What is needed: Exactly repeat the material, dropping only the pictures.

Provided material:
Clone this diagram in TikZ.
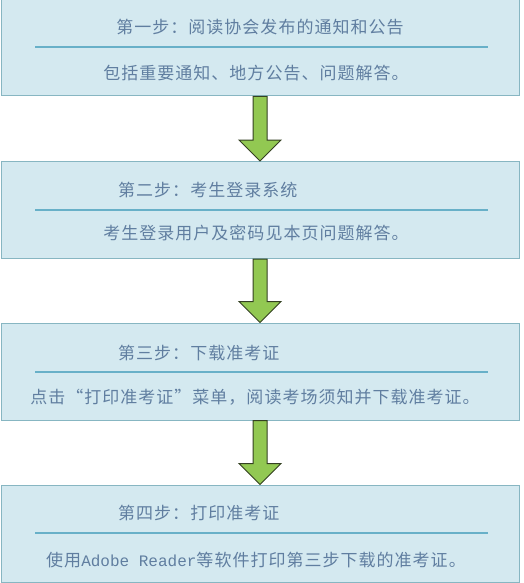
\documentclass[tikz,border=0pt]{standalone}
\usepackage{fontspec}
\newfontfamily\cjk[LetterSpace=6]{Noto Sans CJK SC}
\newfontfamily\monofnt{Liberation Mono}
\usetikzlibrary{calc}
\definecolor{boxfill}{RGB}{212,233,240}
\definecolor{boxedge}{RGB}{135,182,194}
\definecolor{rulecol}{RGB}{104,176,200}
\definecolor{txtcol}{RGB}{96,126,160}
\definecolor{arrfill}{RGB}{146,200,82}
\definecolor{arredge}{RGB}{52,64,34}
\tikzset{
  stepbox/.style={draw=boxedge, line width=1pt, fill=boxfill, minimum width=518pt, minimum height=97pt, inner sep=0pt},
  steptxt/.style={text=txtcol, font=\cjk\fontsize{17}{19}\selectfont, inner sep=0pt},
  steprule/.style={draw=rulecol, line width=2.2pt},
  bigarrow/.style={draw=arredge, line width=1pt, fill=arrfill, line join=miter}
}
\newcommand{\flowarrow}[2]{%
  \draw[bigarrow] ($(#1.south)+(-7,0)$) -- ($(#2.north)+(-7,21)$) -- ($(#2.north)+(-21,21)$) -- (#2.north) -- ($(#2.north)+(21,21)$) -- ($(#2.north)+(7,21)$) -- ($(#1.south)+(7,0)$) -- cycle;}
\begin{document}
\begin{tikzpicture}[x=1pt,y=1pt]
\useasboundingbox (0,0) rectangle (524,-583);
\fill[white] (0,0) rectangle (524,-583);
% boxes
\node[stepbox] (b1) at (260,-47.5) {};
\node[stepbox] (b2) at (260,-210) {};
\node[stepbox] (b3) at (260,-371.5) {};
\node[stepbox] (b4) at (260,-533.5) {};
% rules
\draw[steprule] (35,-47) -- (488,-47);
\draw[steprule] (35,-210) -- (488,-210);
\draw[steprule] (35,-372) -- (488,-372);
\draw[steprule] (35,-533) -- (488,-533);
% titles
\node[steptxt] (t1) at (260,-27) {第一步：阅读协会发布的通知和公告};
\node[steptxt, anchor=west] (t2) at (118,-190) {第二步：考生登录系统};
\node[steptxt, anchor=west] (t3) at (118,-353) {第三步：下载准考证};
\node[steptxt, anchor=west] (t4) at (118,-513) {第四步：打印准考证};
% bodies
\node[steptxt] (d1) at (256,-73) {包括重要通知、地方公告、问题解答。};
\node[steptxt] (d2) at (256,-233) {考生登录用户及密码见本页问题解答。};
\node[steptxt] (d3) at (255,-397) {点击“打印准考证”菜单，阅读考场须知并下载准考证。};
\node[steptxt] (d4) at (256,-560) {使用{\monofnt\fontsize{16}{19}\selectfont Adobe Reader}等软件打印第三步下载的准考证。};
% arrows
\flowarrow{b1}{b2}
\flowarrow{b2}{b3}
\flowarrow{b3}{b4}
\end{tikzpicture}
\end{document}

Solved exercise:
Clone this diagram in TikZ.
\documentclass[tikz,border=0pt]{standalone}
\usepackage{fontspec}
\newfontfamily\cjk[LetterSpace=6]{Noto Sans CJK SC}
\newfontfamily\monofnt{Liberation Mono}
\usetikzlibrary{calc}
\definecolor{boxfill}{RGB}{212,233,240}
\definecolor{boxedge}{RGB}{135,182,194}
\definecolor{rulecol}{RGB}{104,176,200}
\definecolor{txtcol}{RGB}{96,126,160}
\definecolor{arrfill}{RGB}{146,200,82}
\definecolor{arredge}{RGB}{52,64,34}
\tikzset{
  stepbox/.style={draw=boxedge, line width=1pt, fill=boxfill, minimum width=518pt, minimum height=97pt, inner sep=0pt},
  steptxt/.style={text=txtcol, font=\cjk\fontsize{17}{19}\selectfont, inner sep=0pt},
  steprule/.style={draw=rulecol, line width=2.2pt},
  bigarrow/.style={draw=arredge, line width=1pt, fill=arrfill, line join=miter}
}
\newcommand{\flowarrow}[2]{%
  \draw[bigarrow] ($(#1.south)+(-7,0)$) -- ($(#2.north)+(-7,21)$) -- ($(#2.north)+(-21,21)$) -- (#2.north) -- ($(#2.north)+(21,21)$) -- ($(#2.north)+(7,21)$) -- ($(#1.south)+(7,0)$) -- cycle;}
\begin{document}
\begin{tikzpicture}[x=1pt,y=1pt]
\useasboundingbox (0,0) rectangle (524,-583);
\fill[white] (0,0) rectangle (524,-583);
% boxes
\node[stepbox] (b1) at (260,-47.5) {};
\node[stepbox] (b2) at (260,-210) {};
\node[stepbox] (b3) at (260,-371.5) {};
\node[stepbox] (b4) at (260,-533.5) {};
% rules
\draw[steprule] (35,-47) -- (488,-47);
\draw[steprule] (35,-210) -- (488,-210);
\draw[steprule] (35,-372) -- (488,-372);
\draw[steprule] (35,-533) -- (488,-533);
% titles
\node[steptxt] (t1) at (260,-27) {第一步：阅读协会发布的通知和公告};
\node[steptxt, anchor=west] (t2) at (118,-190) {第二步：考生登录系统};
\node[steptxt, anchor=west] (t3) at (118,-353) {第三步：下载准考证};
\node[steptxt, anchor=west] (t4) at (118,-513) {第四步：打印准考证};
% bodies
\node[steptxt] (d1) at (256,-73) {包括重要通知、地方公告、问题解答。};
\node[steptxt] (d2) at (256,-233) {考生登录用户及密码见本页问题解答。};
\node[steptxt] (d3) at (255,-397) {点击“打印准考证”菜单，阅读考场须知并下载准考证。};
\node[steptxt] (d4) at (256,-560) {使用{\monofnt\fontsize{16}{19}\selectfont Adobe Reader}等软件打印第三步下载的准考证。};
% arrows
\flowarrow{b1}{b2}
\flowarrow{b2}{b3}
\flowarrow{b3}{b4}
\end{tikzpicture}
\end{document}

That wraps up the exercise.